Dodge v. Brown — Section 4.131 does not control a later-established PTSD rating
Court: US Court of Appeals for Veterans Claims
Decision Date: 04/02/1993
Citation: Dodge v. Brown, 4 Vet. App. 170 (1993)
Summary
The veteran sought review of a Board decision denying an increased PTSD rating and argued that the Court’s single-judge memorandum decision failed to address 38 C.F.R. § 4.131. The Court denied panel review. In the accompanying concurrence, Judge Steinberg explained that although the Secretary conceded remand might be appropriate because the Board had not expressly discussed § 4.131, the regulation did not actually aid the veteran on these facts. Section 4.131 provides a minimum 50% rating at discharge and a follow-up examination within six months when a mental disorder severe enough to justify discharge is shown, but only where service connection is otherwise established in connection with that discharge.

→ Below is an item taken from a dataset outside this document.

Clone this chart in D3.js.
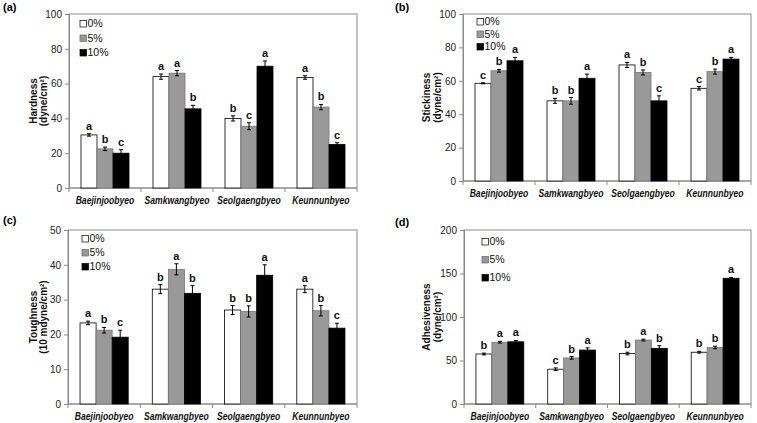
<!DOCTYPE html>
<html><head><meta charset="utf-8">
<script src="https://cdn.jsdelivr.net/npm/d3@7"></script>
<style>
body{margin:0;background:#fff;}
svg{display:block;}
text{font-family:Arial,"Liberation Sans",sans-serif;}
</style></head>
<body>
<svg id="c" width="757" height="423"></svg>
<script>
const categories = ["Baejinjoobyeo","Samkwangbyeo","Seolgaengbyeo","Keunnunbyeo"];
const series = ["0%","5%","10%"];
const colors = ["#ffffff","#999999","#000000"];

// Hardness (a)
const hardness = [[30.5,22.5,20],[64,66,45.5],[40,35.5,70],[63.5,46.5,25]];
const hardnessErr = [[0.7,1,2],[1.5,1.5,2],[1.5,2,3],[1,1.5,1]];
const hardnessSig = [["a","b","c"],["a","a","b"],["b","c","a"],["a","b","c"]];
// Stickiness (b)
const stickiness = [[58.5,66,72],[48,48,61.5],[69.5,65,48],[55.5,65.5,73]];
const stickinessErr = [[0.3,0.8,2],[1.5,2,2.5],[1.5,1.5,3],[1,1.5,1]];
const stickinessSig = [["c","b","a"],["b","b","a"],["a","b","c"],["c","b","a"]];
// Toughness (c)
const toughness = [[23.3,21.2,19.2],[33,38.7,31.8],[27,26.6,37],[33,26.8,21.8]];
const toughnessErr = [[0.5,0.8,2],[1.3,1.6,2.2],[1.3,1.6,3],[1,1.5,1.4]];
const toughnessSig = [["a","b","c"],["b","a","b"],["b","b","a"],["a","b","c"]];
// Adhesiveness (d)
const adhesiveness = [[57.5,71,71.5],[40,53,62],[58,73.5,64],[59.5,65,144.5]];
const adhesivenessErr = [[1,1,1.5],[1.5,1.5,2.5],[1.5,1,3],[1,1.5,1]];
const adhesivenessSig = [["b","a","a"],["c","b","a"],["b","a","b"],["b","b","a"]];

const ticksA = [0,20,40,60,80,100];
const ticksB = [0,20,40,60,80,100];
const ticksC = [0,10,20,30,40,50];
const ticksD = [0,50,100,150,200];

const svg = d3.select("#c");

function panel(o){
  const g = svg.append("g");
  const y = d3.scaleLinear().domain([0,o.ticks[o.ticks.length-1]]).range([o.y1,o.y0]);
  const x0 = d3.scaleBand().domain(categories).range([o.x0,o.x1]).padding(0);
  const x1 = d3.scaleBand().domain(series).range([0,x0.bandwidth()]).paddingInner(0).paddingOuter(0.75);
  g.append("rect").attr("x",o.x0).attr("y",o.y0).attr("width",o.x1-o.x0).attr("height",o.y1-o.y0)
    .attr("fill","none").attr("stroke","#8a8a8a").attr("stroke-width",1);
  const ya = g.append("g").attr("transform",`translate(${o.x0},0)`)
    .call(d3.axisLeft(y).tickValues(o.ticks).tickSize(4).tickPadding(3));
  ya.select(".domain").attr("stroke","#8a8a8a");
  ya.selectAll(".tick line").attr("stroke","#8a8a8a");
  ya.selectAll(".tick text").attr("font-size","10px").attr("fill","#222").attr("font-family","Arial,'Liberation Sans',sans-serif");
  const xa = g.append("g").attr("transform",`translate(0,${o.y1})`);
  xa.append("line").attr("x1",o.x0).attr("x2",o.x1).attr("stroke","#8a8a8a");
  const bounds = categories.map(c=>x0(c)).concat([o.x1]);
  xa.selectAll("line.tk").data(bounds).join("line").attr("class","tk")
    .attr("x1",d=>d).attr("x2",d=>d).attr("y1",0).attr("y2",4).attr("stroke","#8a8a8a");
  xa.selectAll("text").data(categories).join("text")
    .attr("transform",d=>`translate(${x0(d)+x0.bandwidth()/2},16) scale(0.86,1)`)
    .attr("text-anchor","middle").attr("font-size","10px").attr("font-weight","bold").attr("font-style","italic")
    .attr("fill","#111").text(d=>d);
  categories.forEach((c,ci)=>{
    series.forEach((s,si)=>{
      const v = o.vals[ci][si], e = o.err[ci][si];
      const bx = x0(c)+x1(s), bw = x1.bandwidth();
      g.append("rect").attr("x",bx).attr("y",y(v)).attr("width",bw).attr("height",y(0)-y(v))
        .attr("fill",colors[si]).attr("stroke",si===1?"#777":"#000").attr("stroke-width",0.8);
      const cx = bx+bw/2;
      g.append("line").attr("x1",cx).attr("x2",cx).attr("y1",y(v+e)).attr("y2",y(v-e)).attr("stroke","#000").attr("stroke-width",1);
      [v+e,v-e].forEach(t=>g.append("line").attr("x1",cx-2).attr("x2",cx+2).attr("y1",y(t)).attr("y2",y(t)).attr("stroke","#000").attr("stroke-width",1));
      g.append("text").attr("x",cx).attr("y",y(v+e)-4).attr("text-anchor","middle")
        .attr("font-size","11px").attr("font-weight","bold").attr("fill","#111").text(o.sig[ci][si]);
    });
  });
  series.forEach((s,si)=>{
    const ly = o.ly + si*o.lsp;
    g.append("rect").attr("x",o.lx).attr("y",ly-6.5).attr("width",6.5).attr("height",6.5)
      .attr("fill",colors[si]).attr("stroke",si===1?"#666":"#000").attr("stroke-width",0.7);
    g.append("text").attr("x",o.lx+7.5).attr("y",ly).attr("font-size","10.5px").attr("fill","#111").text(s);
  });
  const cy = (o.y0+o.y1)/2;
  g.append("text").attr("transform",`translate(${o.tx1},${cy}) rotate(-90)`).attr("text-anchor","middle")
    .attr("font-size","10px").attr("font-weight","bold").attr("fill","#111").text(o.title1);
  g.append("text").attr("transform",`translate(${o.tx2},${cy}) rotate(-90)`).attr("text-anchor","middle")
    .attr("font-size","10px").attr("font-weight","bold").attr("fill","#111").text(o.title2);
  g.append("text").attr("x",o.px).attr("y",o.py).attr("font-family","'Times New Roman','Liberation Serif',serif")
    .attr("font-size","11px").attr("font-weight","bold").text(o.plabel);
}

panel({x0:69,x1:357,y0:14,y1:188,ticks:ticksA,vals:hardness,err:hardnessErr,sig:hardnessSig,
  lx:80,ly:27,lsp:14.5,tx1:37,tx2:47,title1:"Hardness",title2:"(dyne/cm²)",px:3,py:11,plabel:"(a)"});
panel({x0:463,x1:751,y0:14,y1:181,ticks:ticksB,vals:stickiness,err:stickinessErr,sig:stickinessSig,
  lx:477,ly:25,lsp:12.5,tx1:430,tx2:441,title1:"Stickiness",title2:"(dyne/cm²)",px:395,py:11,plabel:"(b)"});
panel({x0:68,x1:357,y0:230,y1:404,ticks:ticksC,vals:toughness,err:toughnessErr,sig:toughnessSig,
  lx:82,ly:242,lsp:14,tx1:37,tx2:47,title1:"Toughness",title2:"(10 mdyne/cm²)",px:3,py:224,plabel:"(c)"});
panel({x0:464,x1:751,y0:230,y1:404,ticks:ticksD,vals:adhesiveness,err:adhesivenessErr,sig:adhesivenessSig,
  lx:482,ly:245,lsp:18,tx1:430,tx2:441,title1:"Adhesiveness",title2:"(dyne/cm²)",px:395,py:226,plabel:"(d)"});
</script>
</body></html>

Because the veteran’s PTSD service connection was not established until many years after his 1978 separation, the regulation did not govern the current evaluation. The Court therefore treated the rating question as one of present severity under the ordinary rating framework, and the Board’s failure to discuss § 4.131 was not prejudicial.
Core Legal Rule
Section 4.131 applies only in the discharge-connected context it describes; when service connection for the mental disorder is established years after discharge, the veteran’s rating is based on current severity, not the retroactive minimum-rating provisions of § 4.131.
Key Takeaway
A veteran cannot use § 4.131 to force a current PTSD increase when service connection was granted long after separation. The case is a reminder to match the requested rating theory to the timing and scope of the governing regulation.
Why This Case Matters
The decision is useful for distinguishing discharge-based rating provisions from ordinary increased-rating claims. It helps practitioners avoid relying on a regulation that can look helpful on its face but does not apply once service connection is established well after separation.
Common VA Error
Inadequate Reasons or Bases [Procedural Error]
Example Scenario
A veteran was discharged with a mental health-related separation, but service connection for PTSD was not awarded until a decade later. In seeking an increased rating, the veteran argues that § 4.131 requires at least a 50% rating from discharge. Under Dodge, that argument fails because the current rating must reflect present disability severity.
Strategic Use
Use this case to oppose arguments that discharge-era minimum ratings control a later-awarded PTSD evaluation, and to frame the issue as one of present disability severity under the ordinary rating schedule.